**What is expected**
Restate, exactly and without pictures, the lines from the start of the listing below through the line holding "L520,490 L520,425 L625,398".

== Dataset section

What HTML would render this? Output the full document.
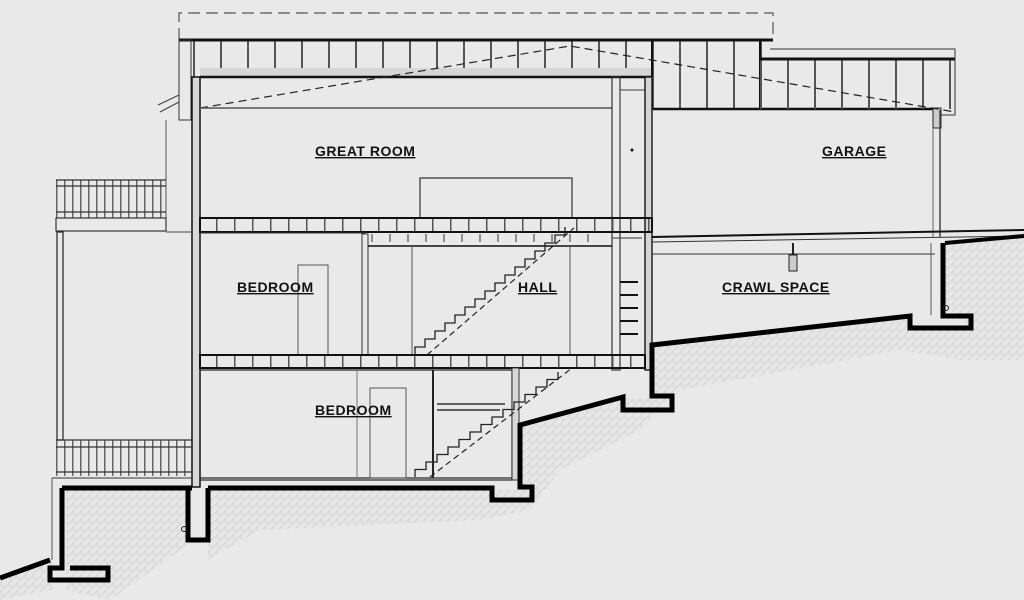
<!DOCTYPE html>
<html><head><meta charset="utf-8"><style>
html,body{margin:0;padding:0;background:#e9e9e9;}
svg{display:block;}
text{font-family:"Liberation Sans",sans-serif;font-weight:bold;font-size:14px;fill:#111;text-decoration:underline;letter-spacing:0.5px;}
</style></head><body>
<svg width="1024" height="600" viewBox="0 0 1024 600" xmlns="http://www.w3.org/2000/svg">
<defs>
<pattern id="stud" width="27" height="100" patternUnits="userSpaceOnUse" x="4">
<rect x="0" y="0" width="2" height="100" fill="#555"/>
</pattern>
<pattern id="joist" width="18" height="20" patternUnits="userSpaceOnUse">
<rect x="0" y="0" width="1.5" height="20" fill="#555"/>
</pattern>
<pattern id="hatch" width="8" height="8" patternUnits="userSpaceOnUse">
<rect width="8" height="8" fill="#e6e6e6"/>
<path d="M0,8 L8,0 M0,0 L4,4" stroke="#cfcfcf" stroke-width="0.7"/>
</pattern>
<pattern id="rail" width="8" height="40" patternUnits="userSpaceOnUse">
<rect x="0" y="0" width="1.5" height="40" fill="#666"/>
</pattern>
</defs>
<rect width="1024" height="600" fill="#e9e9e9"/>

<!-- ground hatch bands -->
<path d="M0,578 L52,558 L52,590 L0,600 Z" fill="url(#hatch)"/>
<path d="M66,490 L188,490 L188,545 L110,600 L66,590 Z" fill="url(#hatch)"/>
<path d="M208,490 L520,490 L520,425 L625,398 L650,398 L650,345 L912,318 L912,330 L972,330 L940,300 L945,243 L1024,232 L1024,360 L960,360 L900,350 L680,390 L640,430 L560,470 L530,510 L480,520 L260,530 L208,560 Z" fill="url(#hatch)"/>

<!-- dashed roof outline -->
<path d="M179,40 V13 H773 V40" fill="none" stroke="#555" stroke-width="1.2" stroke-dasharray="12,6"/>

<!-- main roof trusses -->
<rect x="182" y="40" width="591" height="37" fill="url(#stud)"/>
<rect x="652" y="77" width="108" height="32" fill="url(#stud)"/>
<rect x="200" y="68" width="452" height="8" fill="#d6d6d6"/>
<line x1="179" y1="40" x2="773" y2="40" stroke="#111" stroke-width="3"/>
<line x1="200" y1="77" x2="652" y2="77" stroke="#111" stroke-width="2.5"/>
<line x1="652" y1="109" x2="940" y2="109" stroke="#111" stroke-width="2.5"/>
<line x1="652" y1="40" x2="652" y2="109" stroke="#111" stroke-width="2"/>
<line x1="760" y1="40" x2="760" y2="109" stroke="#111" stroke-width="2"/>
<!-- garage roof -->
<rect x="760" y="59" width="195" height="50" fill="url(#stud)"/>
<line x1="760" y1="59" x2="955" y2="59" stroke="#111" stroke-width="3"/>
<path d="M770,49 H955 V115 H940" fill="none" stroke="#333" stroke-width="1"/>
<rect x="933" y="108" width="8" height="20" fill="#ccc" stroke="#222"/>
<!-- dashed roof slopes -->
<path d="M200,108 L570,46 L955,112" fill="none" stroke="#222" stroke-width="1.2" stroke-dasharray="8,5"/>
<!-- left eave -->
<path d="M158,105 L179,95 M160,112 L179,102" stroke="#444" stroke-width="1.2"/>
<rect x="179" y="40" width="12" height="80" fill="none" stroke="#333"/>

<!-- exterior left wall -->
<rect x="192" y="77" width="8" height="410" fill="#d8d8d8" stroke="#111" stroke-width="1.5"/>
<line x1="166" y1="120" x2="166" y2="218" stroke="#555"/>

<!-- great room -->
<line x1="200" y1="108" x2="612" y2="108" stroke="#555" stroke-width="1.5"/>
<rect x="612" y="77" width="8" height="293" fill="none" stroke="#333" stroke-width="1.2"/>
<rect x="620" y="90" width="25" height="128" fill="none" stroke="#444"/>
<rect x="645" y="77" width="7" height="293" fill="#d5d5d5" stroke="#222" stroke-width="1.5"/>
<circle cx="632" cy="150" r="1.5" fill="#111"/>
<path d="M420,218 V178 H572 V218" fill="none" stroke="#333" stroke-width="1.2"/>
<text x="315" y="156">GREAT ROOM</text>

<!-- floor 2 band -->
<rect x="200" y="218" width="452" height="14" fill="url(#joist)"/>
<rect x="200" y="218" width="452" height="14" fill="none" stroke="#111" stroke-width="2"/>

<!-- garage -->
<line x1="940" y1="110" x2="940" y2="237" stroke="#444" stroke-width="1.5"/>
<line x1="933" y1="128" x2="933" y2="237" stroke="#666"/>
<line x1="652" y1="237" x2="1024" y2="230" stroke="#111" stroke-width="2"/>
<line x1="652" y1="242" x2="1024" y2="236" stroke="#333" stroke-width="1"/>
<line x1="652" y1="254" x2="935" y2="254" stroke="#333" stroke-width="1"/>
<rect x="789" y="255" width="8" height="16" fill="#ccc" stroke="#222"/>
<line x1="793" y1="243" x2="793" y2="255" stroke="#222" stroke-width="2"/>
<line x1="931" y1="243" x2="931" y2="315" stroke="#555"/>
<text x="822" y="156">GARAGE</text>
<text x="722" y="292">CRAWL SPACE</text>

<!-- middle floor -->
<line x1="200" y1="233" x2="365" y2="233" stroke="#333"/>
<rect x="362" y="234" width="6" height="121" fill="none" stroke="#333"/>
<line x1="368" y1="246" x2="612" y2="246" stroke="#111" stroke-width="1.5"/>
<path d="M372,234 v8 M390,234 v8 M408,234 v8 M426,234 v8 M444,234 v8 M462,234 v8 M480,234 v8 M498,234 v8 M516,234 v8 M534,234 v8 M552,234 v8 M570,234 v8 M588,234 v8" stroke="#333"/>
<line x1="412" y1="246" x2="412" y2="355" stroke="#555"/>
<line x1="570" y1="246" x2="570" y2="355" stroke="#555"/>
<rect x="298" y="265" width="30" height="90" fill="none" stroke="#555"/>
<path d="M620,282 h18 M620,295 h18 M620,308 h18 M620,321 h18 M620,334 h18" stroke="#111" stroke-width="2"/>
<path d="M612,238 h30" stroke="#333"/>
<!-- upper stair -->
<path d="M415,355 v-8 h10 v-8 h10 v-8 h10 v-8 h10 v-8 h10 v-8 h10 v-8 h10 v-8 h10 v-8 h10 v-8 h10 v-8 h10 v-8 h10 v-8 h10 v-8 h10 v-8 h10 v-8" fill="none" stroke="#222" stroke-width="1.3"/>
<line x1="427" y1="355" x2="574" y2="228" stroke="#222" stroke-width="1.2" stroke-dasharray="6,4"/>
<text x="237" y="292">BEDROOM</text>
<text x="518" y="292">HALL</text>

<!-- floor 1 band -->
<rect x="200" y="355" width="445" height="13" fill="url(#joist)"/>
<rect x="200" y="355" width="445" height="13" fill="none" stroke="#111" stroke-width="2"/>

<!-- lower floor -->
<rect x="200" y="370" width="312" height="108" fill="none" stroke="#222" stroke-width="1.2"/>
<line x1="433" y1="370" x2="433" y2="478" stroke="#222" stroke-width="2"/>
<rect x="370" y="388" width="36" height="90" fill="none" stroke="#555"/>
<line x1="357" y1="370" x2="357" y2="478" stroke="#777"/>
<path d="M437,404 H505 M437,410 H500" stroke="#333" stroke-width="1.5"/>
<rect x="512" y="368" width="7" height="112" fill="#d8d8d8" stroke="#333"/>
<path d="M415,477 v-7.5 h11 v-7.5 h11 v-7.5 h11 v-7.5 h11 v-7.5 h11 v-7.5 h11 v-7.5 h11 v-7.5 h11 v-7.5 h11 v-7.5 h11 v-7.5 h11 v-7.5 h11 v-7.5 h11 v-7.5" fill="none" stroke="#222" stroke-width="1.3"/>
<line x1="430" y1="477" x2="572" y2="368" stroke="#222" stroke-width="1.2" stroke-dasharray="6,4"/>
<line x1="200" y1="480" x2="512" y2="480" stroke="#333" stroke-width="1.2"/>
<text x="315" y="415">BEDROOM</text>

<!-- left decks -->
<rect x="56" y="180" width="110" height="38" fill="url(#rail)"/>
<path d="M56,180 H166 M56,186 H166 M56,212 H166" stroke="#333" stroke-width="1.2"/>
<rect x="56" y="218" width="110" height="13" fill="none" stroke="#333" stroke-width="1.2"/>
<line x1="166" y1="232" x2="192" y2="232" stroke="#444"/>
<rect x="57" y="232" width="6" height="208" fill="none" stroke="#222" stroke-width="1.2"/>
<rect x="56" y="440" width="136" height="36" fill="url(#rail)"/>
<path d="M56,440 H192 M56,447 H192 M56,472 H192" stroke="#333" stroke-width="1.2"/>
<line x1="52" y1="478" x2="192" y2="478" stroke="#333"/>
<line x1="52" y1="478" x2="52" y2="560" stroke="#555"/>

<!-- foundation heavy lines -->
<g fill="none" stroke="#000" stroke-width="5" stroke-linejoin="miter">
<path d="M0,578 L50,560"/>
<path d="M62,488 H192"/>
<path d="M62,488 V568 H50 V580 H108 V568 H70"/>
<path d="M188,488 V540 H208 V488"/>
<path d="M208,488 H492 V500 H532 V487 H520 V425 L623,397 V410 H672 V396 H652 V345 L910,316 V328 H971 V316 H943 V243"/>
</g>
<path d="M945,243 L1024,236" stroke="#000" stroke-width="4"/>
<circle cx="184" cy="529" r="2.5" fill="none" stroke="#222"/>
<circle cx="946" cy="308" r="2.5" fill="none" stroke="#222"/>
</svg>
</body></html>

====

**In response**
What HTML would render this? Output the full document.
<!DOCTYPE html>
<html><head><meta charset="utf-8"><style>
html,body{margin:0;padding:0;background:#e9e9e9;}
svg{display:block;}
text{font-family:"Liberation Sans",sans-serif;font-weight:bold;font-size:14px;fill:#111;text-decoration:underline;letter-spacing:0.5px;}
</style></head><body>
<svg width="1024" height="600" viewBox="0 0 1024 600" xmlns="http://www.w3.org/2000/svg">
<defs>
<pattern id="stud" width="27" height="100" patternUnits="userSpaceOnUse" x="4">
<rect x="0" y="0" width="2" height="100" fill="#555"/>
</pattern>
<pattern id="joist" width="18" height="20" patternUnits="userSpaceOnUse">
<rect x="0" y="0" width="1.5" height="20" fill="#555"/>
</pattern>
<pattern id="hatch" width="8" height="8" patternUnits="userSpaceOnUse">
<rect width="8" height="8" fill="#e6e6e6"/>
<path d="M0,8 L8,0 M0,0 L4,4" stroke="#cfcfcf" stroke-width="0.7"/>
</pattern>
<pattern id="rail" width="8" height="40" patternUnits="userSpaceOnUse">
<rect x="0" y="0" width="1.5" height="40" fill="#666"/>
</pattern>
</defs>
<rect width="1024" height="600" fill="#e9e9e9"/>

<!-- ground hatch bands -->
<path d="M0,578 L52,558 L52,590 L0,600 Z" fill="url(#hatch)"/>
<path d="M66,490 L188,490 L188,545 L110,600 L66,590 Z" fill="url(#hatch)"/>
<path d="M208,490 L520,490 L520,425 L625,398 L650,398 L650,345 L912,318 L912,330 L972,330 L940,300 L945,243 L1024,232 L1024,360 L960,360 L900,350 L680,390 L640,430 L560,470 L530,510 L480,520 L260,530 L208,560 Z" fill="url(#hatch)"/>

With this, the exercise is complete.